FEATURES

Can What You Do Not Own be Divided?

This article looks at the remains of the day when matrimonial assets come up for division.

Since the introduction of the principle of ‘just and equitable’ division of matrimonial assets via s 112 of the Women’s Charter (Cap 353, 1997 Ed), many have struggled to find the meaning and purport of the terminology. Although many cases have since pointed to the direction of ‘just and equitable’ division, it still leaves the question very much open as to what it truly is. Perhaps that question may never be truly answered as the principle of ‘just and equitable’ division is meant to be flexible to ‘do justice to the parties’.

In applying s 112, the court has to first determine what constitutes ‘matrimonial assets’. It is not as easy as it seems. Some may say that s 112(10) defines what a ‘matrimonial asset’ is and therein lies the answer. However, as with the rest of s 112, s 112(10) is deceptively vague especially sub-s (b) which just states:

...any other asset of any nature acquired during the marriage by one party or parties to the marriage...

Unfortunately, s 112(10) is silent on whether that particular asset or assets must be available for division at the time the question is determined by the court. Can the court divide what is no longer in existence?

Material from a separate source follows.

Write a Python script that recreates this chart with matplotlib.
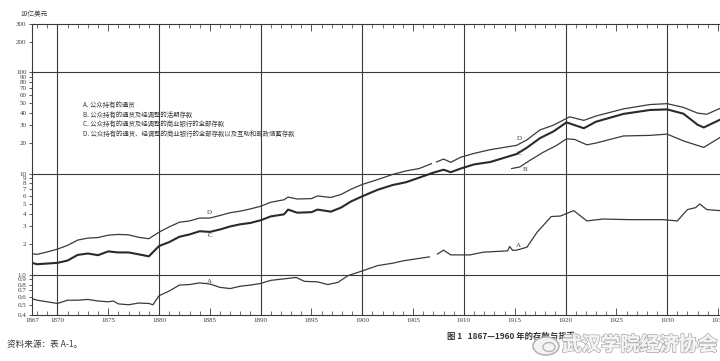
import numpy as np
import matplotlib
matplotlib.use("Agg")
import matplotlib.pyplot as plt
import matplotlib.patheffects as pe
from matplotlib.patches import Ellipse

nan = np.nan

# ---------------- data (billions of dollars, log scale) ----------------
a_years = [1867, 1868, 1869, 1870, 1871, 1872, 1873, 1874, 1875, 1875.5, 1876, 1877,
           1878, 1879, 1879.4, 1880, 1881, 1882, 1883, 1884, 1885, 1886, 1887, 1888,
           1889, 1890, 1891, 1892.3, 1893.5, 1894.3, 1895.6, 1896.6, 1897.6, 1898.6,
           1900, 1901.5, 1903, 1904, 1905.6, 1906.6, 1907.0, 1907.4, 1908, 1908.7,
           1910.6, 1911.9, 1914.3, 1914.5, 1914.8, 1915.2, 1916.2, 1917.2, 1918.6,
           1919.5, 1920.8, 1922.1, 1923.7, 1926.3, 1929.6, 1931, 1932, 1932.8, 1933.2,
           1933.9, 1935.2]
a_vals = [0.60, 0.56, 0.54, 0.52, 0.56, 0.56, 0.57, 0.55, 0.54, 0.55, 0.515, 0.505,
          0.525, 0.52, 0.505, 0.62, 0.69, 0.79, 0.80, 0.83, 0.81, 0.75, 0.73, 0.77,
          0.79, 0.82, 0.88, 0.91, 0.94, 0.86, 0.85, 0.80, 0.84, 0.98,
          1.09, 1.23, 1.30, 1.37, 1.45, 1.50, nan, 1.60, 1.75, 1.57,
          1.57, 1.67, 1.72, 1.90, 1.74, 1.75, 1.87, 2.63, 3.76,
          3.80, 4.30, 3.40, 3.55, 3.50, 3.50, 3.40, 4.40, 4.60, 5.00,
          4.40, 4.30]

b_years = [1914.7, 1915.5, 1916.5, 1917.8, 1919.1, 1920.1, 1920.9, 1922.1, 1923,
           1925.7, 1928.3, 1930, 1931.6, 1933.6, 1935.2]
b_vals = [11.2, 11.6, 13.5, 16.2, 18.9, 22.0, 21.7, 19.2, 20.0,
          23.5, 23.8, 24.5, 21.0, 18.1, 22.7]

c_years = [1867, 1868, 1869, 1870, 1871, 1872, 1873, 1874, 1875, 1876, 1877, 1878,
           1879, 1880, 1881, 1882, 1883, 1884, 1885, 1886, 1887, 1888, 1889, 1890,
           1891, 1892.3, 1892.7, 1893.6, 1895, 1895.6, 1896.9, 1897.9, 1898.9, 1900,
           1901.5, 1903, 1904.3, 1905.6, 1907, 1908, 1908.7, 1909.7, 1911, 1912.6,
           1915.2, 1916.2, 1917.5, 1918.8, 1920.1, 1921.8, 1923, 1925.7, 1928.3, 1930,
           1931.6, 1933, 1933.6, 1935.2]
c_vals = [1.35, 1.27, 1.29, 1.31, 1.38, 1.57, 1.62, 1.56, 1.70, 1.66, 1.66, 1.59,
          1.52, 1.92, 2.10, 2.37, 2.50, 2.69, 2.65, 2.80, 3.00, 3.15, 3.25, 3.45,
          3.77, 3.95, 4.40, 4.10, 4.15, 4.40, 4.20, 4.60, 5.30, 5.95,
          6.90, 7.70, 8.20, 9.10, 10.2, 10.9, 10.3, 11.2, 12.3, 13.0,
          15.6, 18.0, 22.4, 26.0, 32.0, 28.0, 32.5, 38.8, 42.4, 43.0,
          39.0, 30.3, 28.5, 34.0]

d_years = [1867, 1868, 1869, 1870, 1871, 1872, 1873, 1874, 1875, 1876, 1877, 1878,
           1879, 1880, 1881, 1882, 1883, 1884, 1885, 1886, 1887, 1888, 1889, 1890,
           1891, 1892.3, 1892.7, 1893.6, 1895, 1895.6, 1896.9, 1897.9, 1898.9, 1900,
           1901.5, 1903, 1904.3, 1905.6, 1906.8, 1907.0, 1907.3, 1908, 1908.7, 1909.7,
           1911, 1912.6, 1915.2, 1916.2, 1917.5, 1918.8, 1920.4, 1921.8, 1923, 1925.7,
           1928.3, 1930, 1931.6, 1933, 1933.9, 1935.2]
d_vals = [1.63, 1.59, 1.68, 1.79, 1.95, 2.20, 2.30, 2.33, 2.46, 2.50, 2.48, 2.34,
          2.27, 2.63, 2.97, 3.30, 3.40, 3.63, 3.63, 3.85, 4.10, 4.25, 4.47, 4.75,
          5.20, 5.50, 5.85, 5.60, 5.65, 6.00, 5.80, 6.20, 7.00, 7.80,
          8.70, 9.80, 10.6, 11.2, 12.5, nan, 13.0, 13.9, 12.9, 14.5,
          15.8, 17.2, 19.0, 21.5, 27.0, 30.0, 36.3, 33.5, 37.0, 43.5,
          48.0, 49.0, 45.0, 39.5, 38.5, 44.0]

# curve letters: (letter, year, value)
letters = [("D", 1885.0, 4.1), ("C", 1885.0, 2.45), ("A", 1885.0, 0.85),
           ("D", 1915.5, 22.4), ("C", 1915.4, 15.6), ("B", 1916.0, 10.9),
           ("A", 1915.4, 1.96)]

legend_lines = [
    "A. 公众持有的通货",
    "B. 公众持有的通货及经调整的活期存款",
    "C. 公众持有的通货及经调整的商业银行的全部存款",
    "D. 公众持有的通货、经调整的商业银行的全部存款以及互助和邮政储蓄存款",
]

ytick_vals = [300, 200, 100, 90, 80, 70, 60, 50, 40, 30, 20, 10, 9, 8, 7, 6, 5, 4,
              3, 2, 1.0, 0.9, 0.8, 0.7, 0.6, 0.5, 0.4]
ytick_labels = ["300", "200", "100", "90", "80", "70", "60", "50", "40", "30", "20",
                "10", "9", "8", "7", "6", "5", "4", "3", "2", "1.0", "0.9", "0.8",
                "0.7", "0.6", "0.5", "0.4"]
xtick_years = [1867, 1870, 1875, 1880, 1885, 1890, 1895, 1900, 1905, 1910, 1915,
               1920, 1925, 1930, 1935]
grid_years = [1870, 1880, 1890, 1900, 1910, 1920, 1930]
grid_vals = [100, 10, 1]

# ---------------- figure ----------------
ink = "#3a3a3a"
serif = ["Liberation Serif", "DejaVu Serif"]
cjk = ["Noto Sans CJK SC", "DejaVu Sans"]

fig = plt.figure(figsize=(7.2, 3.61), dpi=100)
fig.patch.set_facecolor("white")
ax = fig.add_axes([32 / 720, 1 - 315 / 361, 1 - 32 / 720, (315 - 24) / 361])
ax.set_facecolor("white")
ax.set_yscale("log")
x0, x1 = 1867.5, 1935.2
ax.set_xlim(x0, x1)
ax.set_ylim(0.4, 300)

for g in grid_vals:
    ax.axhline(g, color=ink, lw=0.8, zorder=1)
for g in grid_years:
    ax.axvline(g, color=ink, lw=0.8, zorder=1)

ax.plot(a_years, a_vals, color=ink, lw=0.9, zorder=3)
ax.plot(b_years, b_vals, color=ink, lw=0.9, zorder=3)
ax.plot(c_years, c_vals, color="#2a2a2a", lw=1.5, zorder=3)
ax.plot(d_years, d_vals, color=ink, lw=0.9, zorder=3)

for t, xx, yy in letters:
    ax.text(xx, yy, t, fontsize=5, family=serif, color=ink, ha="center",
            va="center", zorder=4)

# axes styling
ax.spines["right"].set_visible(False)
for s in ["left", "top", "bottom"]:
    ax.spines[s].set_color(ink)
    ax.spines[s].set_linewidth(0.8)

ax.yaxis.set_minor_locator(matplotlib.ticker.NullLocator())
ax.set_yticks(ytick_vals)
ax.set_yticklabels(ytick_labels, family=serif, fontsize=5, color=ink)
ax.tick_params(axis="y", direction="out", length=2.5, width=0.6, color=ink, pad=1.5)

xt = [x0 if y == 1867 else y for y in xtick_years]
ax.set_xticks(xt)
ax.set_xticklabels([str(y) for y in xtick_years], family=serif, fontsize=5,
                   color=ink)
ax.set_xticks(np.arange(1868, 1936, 1), minor=True)
ax.tick_params(axis="x", which="major", direction="in", length=5, width=0.6,
               color=ink, pad=2, top=True)
ax.tick_params(axis="x", which="minor", direction="in", length=3, width=0.5,
               color=ink, top=True)

# texts
fig.text(20 / 720, 1 - 14 / 361, "10亿美元", family=cjk, fontsize=4.8, color=ink,
         ha="left", va="center")
for i, line in enumerate(legend_lines):
    fig.text(83 / 720, 1 - (105.5 + i * 9.4) / 361, line, family=cjk,
             fontsize=4.6, color=ink, ha="left", va="center")
fig.text(447 / 720, 1 - 336 / 361, "图 1   1867—1960 年的存款与货币", family=cjk,
         fontsize=6, color="#333333", ha="left", va="center", weight="bold")
fig.text(7 / 720, 1 - 344 / 361, "资料来源：表 A-1。", family=cjk, fontsize=6.2,
         color=ink, ha="left", va="center")

# watermark (logo + text)
logo = Ellipse((546 / 720, 1 - 346 / 361), 26 / 720, 18 / 361,
               transform=fig.transFigure, facecolor="#f4f4f4",
               edgecolor="#b5b5b5", lw=1.2, zorder=10)
fig.add_artist(logo)
logo2 = Ellipse((549 / 720, 1 - 347 / 361), 12 / 720, 9 / 361,
                transform=fig.transFigure, facecolor="none",
                edgecolor="#b5b5b5", lw=1.0, zorder=11)
fig.add_artist(logo2)
wm = fig.text(562 / 720, 1 - 345 / 361, "武汉学院经济协会", family=cjk,
              fontsize=14, color="#f4f4f4", ha="left", va="center", zorder=12,
              weight="bold")
wm.set_path_effects([pe.withStroke(linewidth=1.3, foreground="#b0b0b0"),
                     pe.Normal()])

fig.savefig("out.png", dpi=100, facecolor="white")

In the case of Shih Ching Chia, James v Swee Tuan Kay (mw) (unreported), the husband (among other things) made a claim on 315,150 shares in a public company. The wife’s evidence was that the shares were sold between the period from 1 July 1996 and 30 June 1997 and she no longer had those shares. The wife’s evidence was corroborated by the public company’s annual reports. The husband nevertheless made a claim on those shares. The husband further asked the court to impute a value to those shares as the wife did not produce any evidence on the price at which the shares were sold. The husband produced in evidence the average closing price of the shares on the Singapore Stock Exchange for the period from 1 November 1993 to 10 November 1995. The average closing price was S$1.501 per share. In short, the ‘imputed value’ given by the husband amounted to approximately S$473,040.

The learned district judge agreed with the husband and found that the wife ‘was held to have owned them [the shares] and to have received the benefits of the sale proceeds’. The learned district judge further agreed with the husband that as the wife did not produce any evidence on the sale proceeds, ‘the imputed value’ given by the husband had to be accepted.

On appeal to the High Court, the wife’s (as well as the husband’s) appeal was dismissed. The wife then appealed to the Court of Appeal.

In a written judgment by L P Thean JA (as he then was), his Honour went through the facts in meticulous detail. Having narrated the facts in the judgment, his Honour said that the court was unable to accept the ‘imputed value’ for the reason that:

According to the annual report, the sale took place between 1 July 1996 and 30 June 1997, and there is no valid reason for using a price which was based on the average closing price for the period long before the sale.

Following from that, his Honour went on to say that:

At any rate, even assuming that she [the wife] had realised this amount of proceeds of sale, we do not see any legal basis for her to account for this sum for the purpose of the division of the matrimonial assets. The sales took place sometime before the breakdown of the marriage, and what she received she was entitled to spend it and we do not think it is right now to impute that amount as being retained and still held by her.

This is (it is submitted) a sound decision by the Court of Appeal. Hopefully, it will weed away frivolous claims by parties on assets which are no longer in existence especially when these assets have been disposed of at a time when the marriage had not broken down.

A practical view must be taken on such cases in that it is unlikely that parties will attempt to dissipate assets to put them out of the reach of the other party when the marriage is fine. The decision hopefully will relieve the burden on a party from having to look for evidence which may no longer be available to substantiate his claim. It is submitted that not many people go into a marriage thinking that it will fail one day. As such, in many cases, parties will not have kept a complete record of all transactions.

A common sense approach (as was shown by the Court of Appeal) must be adopted.

In this case, the shares were sold some five or six years before the matter came before the district court for determination and the wife was not able to find any evidence of the sales of the shares. At first instance, the lack of evidence went against her. Whilst she succeeded on appeal before the Court of Appeal, she had to endure the traumatic experience of having an order for committal being issued against her (which was eventually stayed by the High Court pending appeal to the Court of Appeal). For the wife, the ‘victory’ came at a price.